H. Ilyas Yakoub wafat pada 2 Agustus 1958 jam 18.00 wib, ia meninggalkan 11 orang anak, antara lain putranya Anis Sayadi, Fauzi (satu di antaranya yang menulis riwayat hidup singkat tokoh ini). Ilyas Yacoub dimakamkan di Masjid Raya Kapencong, Pesisir Selatan, Sumatra Barat dan namanya diabadikan untuk menyebut nama sebuah Taman Makam Pahlawan di wilayah yang sama.

Pada tahun 2012, tepatnya hari Minggu tanggal 4 Desember 2012 Makam H. Ilyas Yakoub pindah dari Masjid Al-Munawarah Nagari Kapelgam Bayang kabupaten Pesisir Selatan (Pessel) ke lokasi seluas 2000 meter berada di arah sampingnya dengan jarak sekitar 100 meter. Proses Pemindahan dan pemakamam tersebut dilakukan secara Militer oleh TNI dan ditandai dengan letusan kehormatan oleh anggota TNI di lokasi makam Kapelgam, Kecamatan Bayang.

Almarhum juga dianugerahi tanda kehormatan Bintang Mahaputra Adipradana atas jasanya mempertahankan prinsip-perinsip kemerdekaan dari ancaman kolonialisme Belanda sekaligus menggerakkan kemerdekaan RI di samping memperjuang Partai dan Pendidikan Islam.
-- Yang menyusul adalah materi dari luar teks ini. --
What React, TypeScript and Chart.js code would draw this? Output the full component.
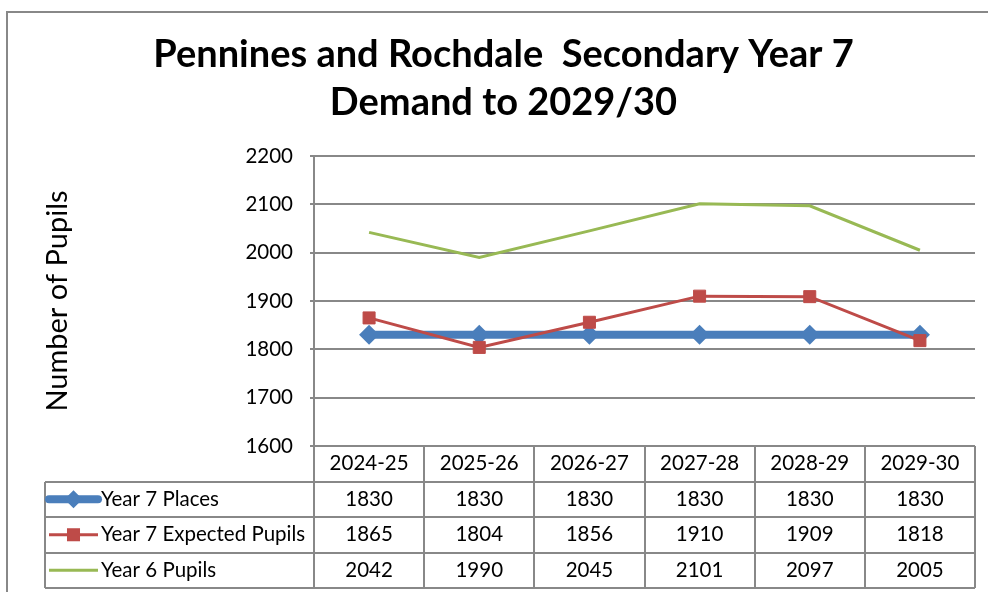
import React, { useEffect, useRef } from 'react';
import { Chart, registerables } from 'chart.js';

Chart.register(...registerables);

// ---- data ----
const CATEGORIES = ['2024-25', '2025-26', '2026-27', '2027-28', '2028-29', '2029-30'];
const YEAR7_PLACES = [1830, 1830, 1830, 1830, 1830, 1830];
const YEAR7_EXPECTED = [1865, 1804, 1856, 1910, 1909, 1818];
const YEAR6_PUPILS = [2042, 1990, 2045, 2101, 2097, 2005];
const SERIES_NAMES = ['Year 7 Places', 'Year 7 Expected Pupils', 'Year 6 Pupils'];
const TITLE_LINES = ['Pennines and Rochdale  Secondary Year 7', 'Demand to 2029/30'];
const Y_TITLE = 'Number of Pupils';
const Y_MIN = 1600;
const Y_MAX = 2200;
const Y_STEP = 100;

// ---- styles ----
const FONT = 'Lato, "Open Sans", sans-serif';
const GRID = '#888888';
const BLUE = '#4A7EBB';
const RED = '#BE4B48';
const GREEN = '#98B954';
const TABLE_ROW_H = 35.5;
const TABLE_LEFT = 45;
const TEXT_SIZE = 20.5;

const framePlugin = {
  id: 'frame',
  beforeDraw(chart: any) {
    const ctx = chart.ctx;
    ctx.save();
    ctx.fillStyle = '#ffffff';
    ctx.fillRect(0, 0, chart.width, chart.height);
    ctx.strokeStyle = GRID;
    ctx.lineWidth = 2;
    ctx.strokeRect(7, 12, chart.width + 40, chart.height + 40);
    ctx.restore();
  },
};

const tablePlugin = {
  id: 'dataTable',
  afterDraw(chart: any) {
    const { ctx, chartArea, scales } = chart;
    const xs = scales.x;
    const labels: string[] = chart.data.labels;
    const datasets: any[] = chart.data.datasets;
    const n = labels.length;
    const colW = (chartArea.right - chartArea.left) / n;
    const top = chartArea.bottom;
    const rows = datasets.length + 1;
    const bottom = top + TABLE_ROW_H * rows;

    ctx.save();
    ctx.strokeStyle = GRID;
    ctx.lineWidth = 2;
    ctx.beginPath();
    for (let r = 1; r <= rows; r++) {
      const y = Math.round(top + r * TABLE_ROW_H);
      ctx.moveTo(TABLE_LEFT, y);
      ctx.lineTo(chartArea.right, y);
    }
    for (let i = 0; i <= n; i++) {
      const xx = Math.round(chartArea.left + i * colW);
      ctx.moveTo(xx, top);
      ctx.lineTo(xx, Math.round(bottom));
    }
    ctx.moveTo(TABLE_LEFT, Math.round(top + TABLE_ROW_H));
    ctx.lineTo(TABLE_LEFT, Math.round(bottom));
    ctx.stroke();

    ctx.fillStyle = '#000000';
    ctx.font = `${TEXT_SIZE}px ${FONT}`;
    ctx.textAlign = 'center';
    ctx.textBaseline = 'middle';
    labels.forEach((l, i) => {
      ctx.fillText(l, xs.getPixelForValue(i), top + TABLE_ROW_H / 2);
    });

    datasets.forEach((ds, r) => {
      const cy = top + TABLE_ROW_H * (r + 1.5);
      ctx.fillStyle = '#000000';
      ctx.textAlign = 'center';
      ds.data.forEach((v: number, i: number) => {
        ctx.fillText(String(v), xs.getPixelForValue(i), cy);
      });
      // legend key
      const kx0 = TABLE_LEFT + 4;
      const kx1 = TABLE_LEFT + 53;
      const kc = (kx0 + kx1) / 2;
      ctx.save();
      ctx.strokeStyle = ds.borderColor;
      ctx.lineWidth = ds.borderWidth;
      ctx.lineCap = ds.borderWidth > 4 ? 'round' : 'butt';
      ctx.beginPath();
      ctx.moveTo(kx0, cy);
      ctx.lineTo(kx1, cy);
      ctx.stroke();
      ctx.fillStyle = ds.pointBackgroundColor || ds.borderColor;
      if (ds.pointRadius > 0) {
        if (ds.pointStyle === 'rectRot') {
          const rr = ds.pointRadius - 1;
          ctx.beginPath();
          ctx.moveTo(kc, cy - rr);
          ctx.lineTo(kc + rr, cy);
          ctx.lineTo(kc, cy + rr);
          ctx.lineTo(kc - rr, cy);
          ctx.closePath();
          ctx.fill();
        } else if (ds.pointStyle === 'rect') {
          const hs = ds.pointRadius * Math.SQRT1_2 + 0.5;
          ctx.fillRect(kc - hs, cy - hs, hs * 2, hs * 2);
        }
      }
      ctx.restore();
      ctx.fillStyle = '#000000';
      ctx.textAlign = 'left';
      ctx.fillText(ds.label, TABLE_LEFT + 56, cy);
    });
    ctx.restore();
  },
};

export default function App() {
  const ref = useRef<HTMLCanvasElement | null>(null);

  useEffect(() => {
    if (!ref.current) return;
    const chart = new Chart(ref.current, {
      type: 'line',
      data: {
        labels: CATEGORIES,
        datasets: [
          {
            label: SERIES_NAMES[0],
            data: YEAR7_PLACES,
            borderColor: BLUE,
            backgroundColor: BLUE,
            borderWidth: 8,
            pointStyle: 'rectRot',
            pointRadius: 10,
            pointBorderWidth: 0,
            pointBackgroundColor: BLUE,
            tension: 0,
            order: 3,
          } as any,
          {
            label: SERIES_NAMES[1],
            data: YEAR7_EXPECTED,
            borderColor: RED,
            backgroundColor: RED,
            borderWidth: 3,
            pointStyle: 'rect',
            pointRadius: 8.5,
            pointBorderWidth: 1,
            pointBorderColor: RED,
            pointBackgroundColor: RED,
            tension: 0,
            order: 2,
          } as any,
          {
            label: SERIES_NAMES[2],
            data: YEAR6_PUPILS,
            borderColor: GREEN,
            backgroundColor: GREEN,
            borderWidth: 3,
            pointRadius: 0,
            tension: 0,
            order: 1,
          } as any,
        ],
      },
      options: {
        responsive: false,
        animation: false,
        devicePixelRatio: 1,
        layout: { padding: { left: 32, right: 13, top: 0, bottom: 146 } },
        plugins: {
          legend: { display: false },
          tooltip: { enabled: false },
          title: {
            display: true,
            text: TITLE_LINES,
            color: '#000000',
            font: { family: FONT, size: 38, weight: 'bold', lineHeight: 1.263 },
            padding: { top: 31, bottom: 29 },
          },
        },
        scales: {
          x: {
            type: 'category',
            display: false,
            offset: true,
          },
          y: {
            min: Y_MIN,
            max: Y_MAX,
            ticks: {
              stepSize: Y_STEP,
              color: '#000000',
              font: { family: FONT, size: TEXT_SIZE },
              padding: 17,
              callback: (v: any) => String(v),
            },
            grid: { color: GRID, lineWidth: 2, tickLength: 4, tickColor: GRID, drawTicks: true },
            border: { color: GRID, width: 2 },
            title: {
              display: true,
              text: Y_TITLE,
              color: '#000000',
              font: { family: FONT, size: 29 },
              padding: { top: 8.6, bottom: 0 },
            },
            afterFit(scale: any) {
              scale.width = 282;
            },
          },
        },
      } as any,
      plugins: [framePlugin, tablePlugin],
    });
    return () => chart.destroy();
  }, []);

  return (
    <div style={{ position: 'absolute', left: 0, top: 0, width: 988, height: 592, overflow: 'hidden' }}>
      <canvas ref={ref} width={988} height={592} style={{ display: 'block' }} />
    </div>
  );
}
Kebesarannya dihargai Negara, dan oleh Pemerintahan Kabupaten setiap bulan diberikan bantuan kesejahteraan sejumlah uang tunai kepada keluarga pahlawan nasional ini, yang ditetapkan dengan SK-Bupati Nomor 400-134/BPT-PS/2005 tanggal 2 Januari 2005.

Kepahlawanan Ilyas Ya’kub juga diabadikan dengan pemberian namanya kepada gedung olahraga dan jalan, serta dibangun sebuah patung di perapatan jalan di gerbang kota Painan, Pesisir Selatan, Sumatera Barat (Indonesia).